Personally, my opinion is that she’s a twit and that’s only because I seem to have misplaced my other vowels this morning.
Obviously Ms. Huffington Post Article Author and my definition of a “good book” are wildly different.
My definition of a good book is one I’ll read from cover to cover and enjoy doing so. An excellent book is one that I do the same, and recommend it, or the author, to others. An outstanding book is one where all of the above, and I like it enough to want to read it again, and get it in hardcopy.
Now a marginal book it one that takes me forever to read because I keep putting it down, forgetting about the story, get bored, etc.

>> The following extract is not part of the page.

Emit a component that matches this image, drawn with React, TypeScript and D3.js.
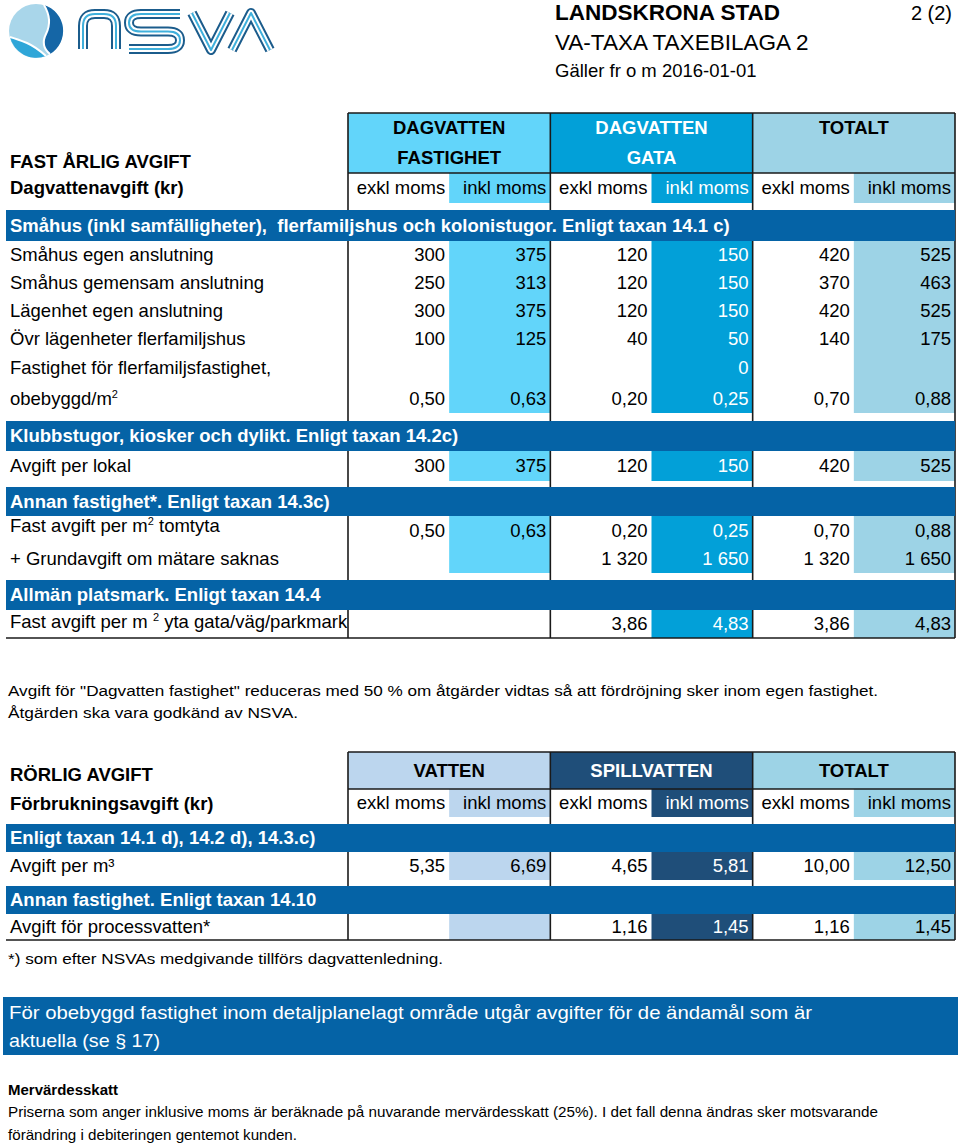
import React from "react";
import * as d3 from "d3";

// column groups
const fastGroups = [["DAGVATTEN", "FASTIGHET"], ["DAGVATTEN", "GATA"], ["TOTALT"]];
const rorligGroups = [["VATTEN"], ["SPILLVATTEN"], ["TOTALT"]];
const subHeads = ["exkl moms", "inkl moms"];

// fast årlig avgift (exkl / inkl per group)
const smahusEgen = [300, 375, 120, 150, 420, 525];
const smahusGemensam = [250, 313, 120, 150, 370, 463];
const lagenhetEgen = [300, 375, 120, 150, 420, 525];
const ovrLagenheter = [100, 125, 40, 50, 140, 175];
const obebyggd = [0.5, 0.63, 0.2, 0.25, 0.7, 0.88];
const obebyggdTop = [null, null, null, 0, null, null];
const perLokal = [300, 375, 120, 150, 420, 525];
const tomtyta = [0.5, 0.63, 0.2, 0.25, 0.7, 0.88];
const grundavgift = [null, null, 1320, 1650, 1320, 1650];
const platsmark = [null, null, 3.86, 4.83, 3.86, 4.83];

// rörlig avgift
const perKubik = [5.35, 6.69, 4.65, 5.81, 10.0, 12.5];
const processvatten = [null, null, 1.16, 1.45, 1.16, 1.45];

const sv = d3.formatLocale({ decimal: ",", thousands: " ", grouping: [3], currency: ["", " kr"] });
const fmt0 = sv.format(",.0f");
const fmt2 = sv.format(",.2f");

const BAND = "#0563a6";
const FONT = "'Liberation Sans', Arial, sans-serif";
const NARROW = "'Liberation Sans Narrow', 'Liberation Sans', Arial, sans-serif";
const FS = 18.5;

const fastBody = [
  { band: "Småhus (inkl samfälligheter),  flerfamiljshus och kolonistugor. Enligt taxan 14.1 c)", gap: 7, h: 31 },
  { label: ["Småhus egen anslutning"], values: smahusEgen, dec: 0, h: 28 },
  { label: ["Småhus gemensam anslutning"], values: smahusGemensam, dec: 0, h: 28 },
  { label: ["Lägenhet egen anslutning"], values: lagenhetEgen, dec: 0, h: 28 },
  { label: ["Övr lägenheter flerfamiljshus"], values: ovrLagenheter, dec: 0, h: 28 },
  { label: ["Fastighet för flerfamiljsfastighet,", "obebyggd/m^2"], values: obebyggd, top: obebyggdTop, dec: 2, h: 60 },
  { band: "Klubbstugor, kiosker och dylikt. Enligt taxan 14.2c)", gap: 8, h: 30 },
  { label: ["Avgift per lokal"], values: perLokal, dec: 0, h: 30 },
  { band: "Annan fastighet*. Enligt taxan 14.3c)", gap: 6, h: 29 },
  { label: ["Fast avgift per m^2 tomtyta"], values: tomtyta, dec: 2, h: 29, labelDy: -4.5 },
  { label: ["+ Grundavgift om mätare saknas"], values: grundavgift, dec: 0, h: 28 },
  { band: "Allmän platsmark. Enligt taxan 14.4", gap: 7, h: 30 },
  { label: ["Fast avgift per m ^2 yta gata/väg/parkmark"], values: platsmark, dec: 2, h: 28, labelDy: -2, skipFill: [0] },
];

const rorligBody = [
  { band: "Enligt taxan 14.1 d), 14.2 d), 14.3.c)", gap: 7, h: 28 },
  { label: ["Avgift per m³"], values: perKubik, dec: 2, h: 28 },
  { band: "Annan fastighet. Enligt taxan 14.10", gap: 6, h: 28 },
  { label: ["Avgift för processvatten*"], values: processvatten, dec: 2, h: 26 },
];

const Label = ({ s }: { s: string }) => {
  const parts = s.split(/\^(\d)/);
  return (
    <>
      {parts.map((p, i) =>
        i % 2 === 1 ? (
          <tspan key={i} fontSize={11} baselineShift="65%">{p}</tspan>
        ) : (
          <tspan key={i}>{p}</tspan>
        )
      )}
    </>
  );
};

function Table({ top, groups, colors, inks, headH, subH, body, titles, headTopAlign }: any) {
  const x = d3.scaleBand<number>().domain(d3.range(6)).range([348, 955]);
  const bw = x.bandwidth();
  const subTop = top + headH;
  let y = subTop + subH;
  const rows = body.map((r: any) => {
    y += r.gap || 0;
    const p = { ...r, y0: y };
    y += r.h;
    return p;
  });
  const bottom = y;
  const cell = (v: number | null, dec: number) => (v == null ? "" : dec ? fmt2(v) : fmt0(v));
  const vlines = [348, x(2)!, x(4)!, 955];
  const ink = (c: number) => (c % 2 ? inks[Math.floor(c / 2)] : "#000");

  return (
    <g>
      {titles.map((t: any, i: number) => (
        <text key={i} x={10} y={t.cy} dy="0.35em" fontWeight="bold" fontSize={FS}>{t.text}</text>
      ))}
      {groups.map((g: string[], gi: number) => (
        <g key={gi}>
          <rect x={x(gi * 2)} y={top} width={bw * 2} height={headH} fill={colors[gi]} />
          <rect x={x(gi * 2 + 1)} y={subTop} width={bw} height={subH} fill={colors[gi]} />
        </g>
      ))}
      {rows.filter((r: any) => !r.band).map((r: any, ri: number) =>
        groups.map((_: any, gi: number) =>
          (r.skipFill || []).includes(gi) ? null : (
            <rect key={ri + "-" + gi} x={x(gi * 2 + 1)} y={r.y0} width={bw} height={r.h} fill={colors[gi]} />
          )
        )
      )}
      {vlines.map((vx, i) => (
        <line key={i} x1={vx} x2={vx} y1={top} y2={bottom} stroke="#1a1a1a" strokeWidth={1.6} />
      ))}
      <line x1={348} x2={955} y1={top} y2={top} stroke="#1a1a1a" strokeWidth={1.6} />
      <line x1={348} x2={955} y1={subTop} y2={subTop} stroke="#1a1a1a" strokeWidth={1.6} />
      <line x1={6} x2={955} y1={bottom} y2={bottom} stroke="#1a1a1a" strokeWidth={1.6} />
      {groups.map((g: string[], gi: number) => {
        const cx = x(gi * 2)! + bw;
        return (
          <g key={gi} fill={inks[gi]} fontWeight="bold" fontSize={FS} textAnchor="middle">
            {g.map((line, li) => (
              <text key={li} x={cx} y={top + (headTopAlign ? 15 + li * 30 : headH / 2)} dy="0.35em">{line}</text>
            ))}
          </g>
        );
      })}
      {d3.range(6).map((c) => (
        <text key={c} x={x(c)! + bw - 4} y={subTop + subH / 2} dy="0.35em" textAnchor="end" fontSize={FS} fill={ink(c)}>
          {subHeads[c % 2]}
        </text>
      ))}
      {rows.map((r: any, ri: number) => {
        if (r.band) {
          return (
            <g key={ri}>
              <rect x={6} y={r.y0} width={949} height={r.h} fill={BAND} />
              <text x={10} y={r.y0 + r.h / 2} dy="0.35em" fill="#fff" fontWeight="bold" fontSize={FS}
                style={{ whiteSpace: "pre" }}>{r.band}</text>
            </g>
          );
        }
        const multi = r.label.length > 1;
        const lineCy = (li: number) => (multi ? r.y0 + 15 + li * 31 : r.y0 + r.h / 2);
        const valCy = lineCy(r.label.length - 1);
        return (
          <g key={ri} fontSize={FS}>
            {r.label.map((l: string, li: number) => (
              <text key={li} x={10} y={lineCy(li) + (r.labelDy || 0)} dy="0.35em" style={{ whiteSpace: "pre" }}>
                <Label s={l} />
              </text>
            ))}
            {r.values.map((v: number | null, c: number) => (
              <text key={c} x={x(c)! + bw - 4} y={valCy} dy="0.35em" textAnchor="end" fill={ink(c)}>{cell(v, r.dec)}</text>
            ))}
            {r.top && r.top.map((v: number | null, c: number) => (
              <text key={"t" + c} x={x(c)! + bw - 4} y={lineCy(0)} dy="0.35em" textAnchor="end" fill={ink(c)}>{cell(v, 0)}</text>
            ))}
          </g>
        );
      })}
    </g>
  );
}

const Logo = () => (
  <g>
    <circle cx={36} cy={31} r={27} fill="#a9d6ea" />
    <path d="M44 5 A27 27 0 0 1 50 54 Q40 46 46 34 Q53 20 44 5 Z" fill="#1566a6" />
    <path d="M10 37 A27 27 0 0 0 46 56 Q36 47 27 43 Q17 39 10 37 Z" fill="#2fa6d8" />
    <path d="M44 5 Q53 20 46 34 Q40 46 50 54" fill="none" stroke="#fff" strokeWidth={2} />
    <path d="M10 37 Q17 39 27 43 Q36 47 46 56" fill="none" stroke="#fff" strokeWidth={2} />
    {[
      "M83 49 V26 Q83 14 95 14 H104 Q116 14 116 26 V49",
      "M180 14 H141 Q129 14 129 22.7 Q129 31.5 141 31.5 H168 Q180 31.5 180 40.2 Q180 49 168 49 H129",
      "M192 13 L211 50 L230 13",
      "M232 50 L251 13 L270 50",
    ].map((d, i) => (
      <g key={i} fill="none" strokeLinejoin="round">
        <path d={d} stroke="#1b5c8c" strokeWidth={10} />
        <path d={d} stroke="#fff" strokeWidth={6} />
        <path d={d} stroke="#3fb0dc" strokeWidth={2} />
      </g>
    ))}
  </g>
);

export default function App() {
  return (
    <svg width={960} height={1145} style={{ position: "absolute", left: 0, top: 0, background: "#fff" }}
      fontFamily={FONT}>
      <rect width={960} height={1145} fill="#fff" />
      <Logo />
      <text x={555} y={12.5} dy="0.35em" fontWeight="bold" fontSize={22.5}>LANDSKRONA STAD</text>
      <text x={555} y={42} dy="0.35em" fontSize={22.5}>VA-TAXA TAXEBILAGA 2</text>
      <text x={555} y={70.5} dy="0.35em" fontSize={18.5}>Gäller fr o m 2016-01-01</text>
      <text x={952} y={12.5} dy="0.35em" fontSize={20} textAnchor="end">2 (2)</text>

      <Table top={113} groups={fastGroups} colors={["#62d5fa", "#02a0d8", "#9dd3e6"]} inks={["#000", "#fff", "#000"]}
        headH={60} subH={30} body={fastBody} headTopAlign
        titles={[{ text: "FAST ÅRLIG AVGIFT", cy: 162 }, { text: "Dagvattenavgift (kr)", cy: 188 }]} />

      <text x={8} y={691} dy="0.35em" fontSize={15.5} textLength={870} lengthAdjust="spacingAndGlyphs">
        Avgift för "Dagvatten fastighet" reduceras med 50 % om åtgärder vidtas så att fördröjning sker inom egen fastighet.
      </text>
      <text x={8} y={713} dy="0.35em" fontSize={15.5} textLength={290} lengthAdjust="spacingAndGlyphs">
        Åtgärden ska vara godkänd av NSVA.
      </text>

      <Table top={752} groups={rorligGroups} colors={["#bcd6ee", "#1f4e79", "#9dd3e6"]} inks={["#000", "#fff", "#000"]}
        headH={37} subH={28} body={rorligBody}
        titles={[{ text: "RÖRLIG AVGIFT", cy: 775 }, { text: "Förbrukningsavgift (kr)", cy: 804 }]} />

      <text x={8} y={959} dy="0.35em" fontSize={15.5} textLength={435} lengthAdjust="spacingAndGlyphs">
        *) som efter NSVAs medgivande tillförs dagvattenledning.
      </text>

      <rect x={3} y={997} width={955} height={58} fill={BAND} />
      <g fontFamily={NARROW} fill="#fff" fontSize={19}>
        <text x={9} y={1012} dy="0.35em" textLength={803} lengthAdjust="spacingAndGlyphs">
          För obebyggd fastighet inom detaljplanelagt område utgår avgifter för de ändamål som är
        </text>
        <text x={9} y={1040} dy="0.35em" textLength={151} lengthAdjust="spacingAndGlyphs">aktuella (se § 17)</text>
      </g>
      <g fontFamily={NARROW} fontSize={14.5}>
        <text x={8} y={1090} dy="0.35em" fontWeight="bold" textLength={110} lengthAdjust="spacingAndGlyphs">Mervärdesskatt</text>
        <text x={8} y={1112} dy="0.35em" textLength={870} lengthAdjust="spacingAndGlyphs">
          Priserna som anger inklusive moms är beräknade på nuvarande mervärdesskatt (25%). I det fall denna ändras sker motsvarande
        </text>
        <text x={8} y={1135} dy="0.35em" textLength={289} lengthAdjust="spacingAndGlyphs">
          förändring i debiteringen gentemot kunden.
        </text>
      </g>
    </svg>
  );
}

It’s just too unremarkable to even remember who wrote the damn thing.
A bad book is one that fails so miserably that you actually remember the author for how bad hey are, and either walled the book, or burned it. Theoretically, it’s one that in a free market economy that valued customers and took their complaints seriously, that you should take back to the store to demand your money back; and would willingly bleach it out of your brain.
you can still buy books from stores?
Bought two today.
I read this thing about Stalone today, and how he does not have any ownership of “Rocky”. At all. Here’s what he said:
“I think there was a certain code of business conduct, maybe not as much now, but back then, that you don’t ruffle the feathers of the golden goose. The studio is the power, the agency relies upon them, and the attorneys are the go-betweens. When I finally confronted them [just before “Rocky IV” in 1985], I said, “Does it bother you guys that I’ve written every word, I’ve choreographed it, I’ve been loyal to you, I’ve promoted it, directed it and I don’t have 1% that I could leave for my children?” And the quote was, “You got paid.” And that was the end of the conversation.”
“You got paid.” Sounds a lot like tradpub and their agents. We should all thank Jeff Besos for our chance to write without having to bow to guys like that.
I’m not big on hero worship, and Besos as an icon leaves a lot to be desired. But by ghod, he put a stake in that vampire that is not going to come loose.